Researchers at the Georgia Institute of Technology’s School of Interactive Computing have come up with a novel computational approach that could provide a more cost- and resource-effective way for internet communities to moderate abusive content.
They call it the Bag of Communities (BoC), a technique that leverages large-scale, preexisting data from other internet communities to train an algorithm to identify abusive behavior within a separate target community.
Specifically, they identified nine different communities. Five, such as the free-for-all of internet communities 4chan, are rife with abusive behavior from commenters; four, like the heavily moderated MetaFilter, are helpful, positive, and supportive.
Using linguistic characteristics from these two types of communities, researchers built an algorithm that can learn from the comments and, when a new post is generated within a target community, it can make a prediction of whether or not it is abusive.

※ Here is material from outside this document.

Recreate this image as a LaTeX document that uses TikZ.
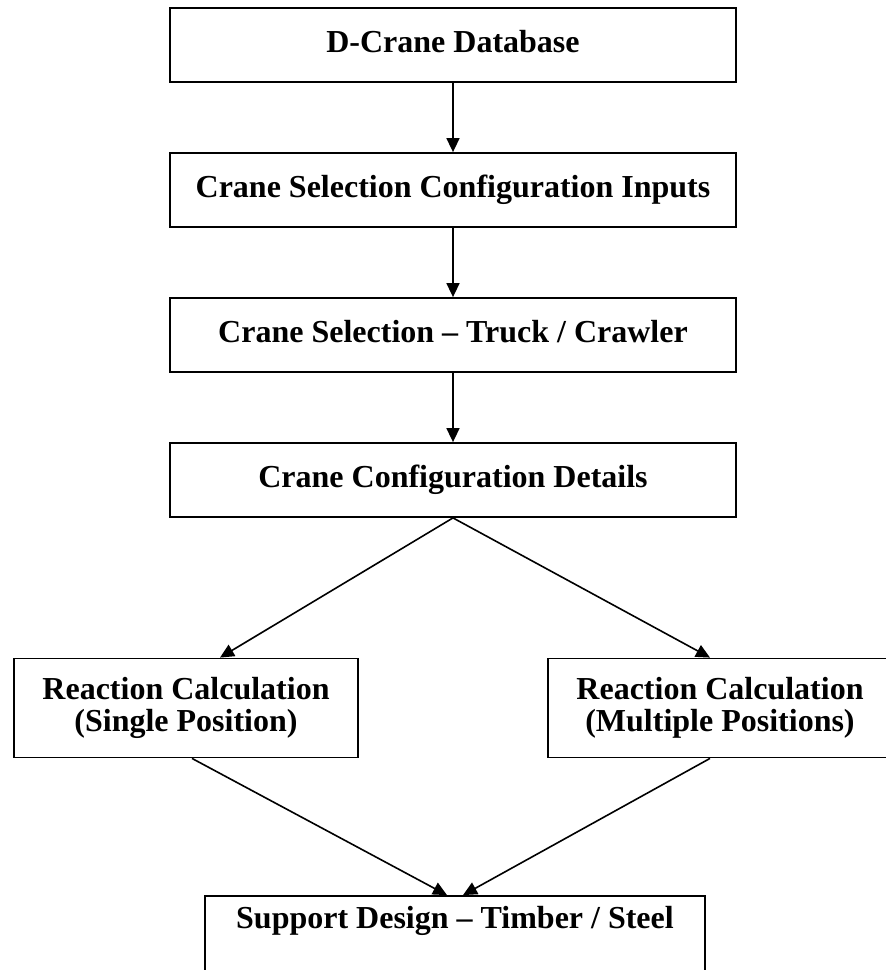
\documentclass[tikz,border=0pt]{standalone}
\usepackage{fontspec}
\setmainfont{Liberation Serif}
\usetikzlibrary{arrows.meta}

\begin{document}
\begin{tikzpicture}[x=0.5pt, y=-0.5pt,
    stage/.style={draw, line width=0.9pt, inner sep=0pt, font=\bfseries\fontsize{16}{16}\selectfont},
    widestage/.style={stage, minimum width=283pt, minimum height=37pt, text height=11pt, text depth=3.5pt},
    halfstage/.style={stage, minimum width=172pt, minimum height=49.5pt, align=center},
    flow/.style={line width=0.8pt, -{Triangle[length=7pt, width=6.5pt]}}]
      \path[use as bounding box, clip] (0, 0) rectangle (886, 970);

      \node[widestage] (db) at (453, 45) {D-Crane Database};
      \node[widestage] (inputs) at (453, 190) {Crane Selection Configuration Inputs};
      \node[widestage] (select) at (453, 335) {Crane Selection -- Truck / Crawler};
      \node[widestage] (config) at (453, 480) {Crane Configuration Details};
      \node[halfstage] (single) at (186, 708) {Reaction Calculation\\(Single Position)};
      \node[halfstage] (multi) at (720, 708) {Reaction Calculation\\(Multiple Positions)};
      \node[stage, minimum width=250pt, text height=16pt, text depth=24pt] (support) at (455, 936) {Support Design -- Timber / Steel};

      \draw[flow] (db.south) -- (inputs.north);
      \draw[flow] (inputs.south) -- (select.north);
      \draw[flow] (select.south) -- (config.north);
      \draw[flow] (config.south) -- ([xshift=17pt]single.north);
      \draw[flow] (config.south) -- ([xshift=-5pt]multi.north);
      \draw[flow] ([xshift=3pt]single.south) -- ([xshift=-4pt]support.north);
      \draw[flow] ([xshift=-5pt]multi.south) -- ([xshift=4pt]support.north);
\end{tikzpicture}
\end{document}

“MetaFilter is known around the internet as a good, helpful, supportive community,” said Eric Gilbert, an associate professor in the School of Interactive Computing and a member of the team of researchers on the project. “That’s an example of how, if your post is closer to that, it’s more likely that it should stay on the site. Conversely, if your post is closer to 4chan, then maybe it should come off.”
The researchers provide two algorithms. One is a static model, off the shelf with no training examples from the target community, and can achieve roughly 75 percent accuracy. In other words, with access only to posts from the other nine communities, the algorithm can accurately predict abusive posts in the target community roughly three-quarters of the time.
“A new community that does not have enough resources to actually build automated algorithms to detect abusive content could use the static model,” said Georgia Tech doctoral student Eshwar Chandrasekharan, who led the team.
A dynamic model, one that mimics scenarios in which newly moderated data arrives in batches, learns over time and can achieve 91.18 percent accuracy after seeing 100,000 human-moderated posts.
“Over time, as new moderator labels come in, when it has seen examples of things that have been moderated from the site, it can learn more site-specific information,” Chandrasekharan said. “It can learn the type of comments that get moderated, and if there is a level of tolerance that is different from what you see in the static model, it could learn that over time.”
Both the static and dynamic models outperformed a solely in-domain model from a major internet community.
Anyone who has managed an online community has encountered problems with abusive content from users. From social media to message boards to comments sections in online news publications, regulating what is and isn’t allowed has become overly costly and taxing on existing human moderators.
Founders at social media startup Yik Yak spent months of their early time removing hate speech, and Twitter has stated publicly that dealing with abusive behavior remains its most pressing challenge. A number of major news agencies are buried under the demands of strict moderation, and many have shut down comments sections altogether.
Prior research into abuse detection and online content moderation has focused on in-domain methods – using data collected from within your own community – but those face challenges in obtaining enough data to build and evaluate algorithms. In a BoC-based method, algorithms would leverage out-of-domain data from other existing online communities.
Gilbert said that the applications from such a model could be widespread.
“This is a core internet problem,” he said. “So many places struggle with this, and many are shutting comments off because they just don’t want to deal with the trouble they cause.”
This research is presented in a paper (The Bag of Communities: Identifying Abusive Behavior Online with Preexisting Internet Data) at the Association for Computing Machinery CHI Conference on Human Factors in Computing Systems 2017.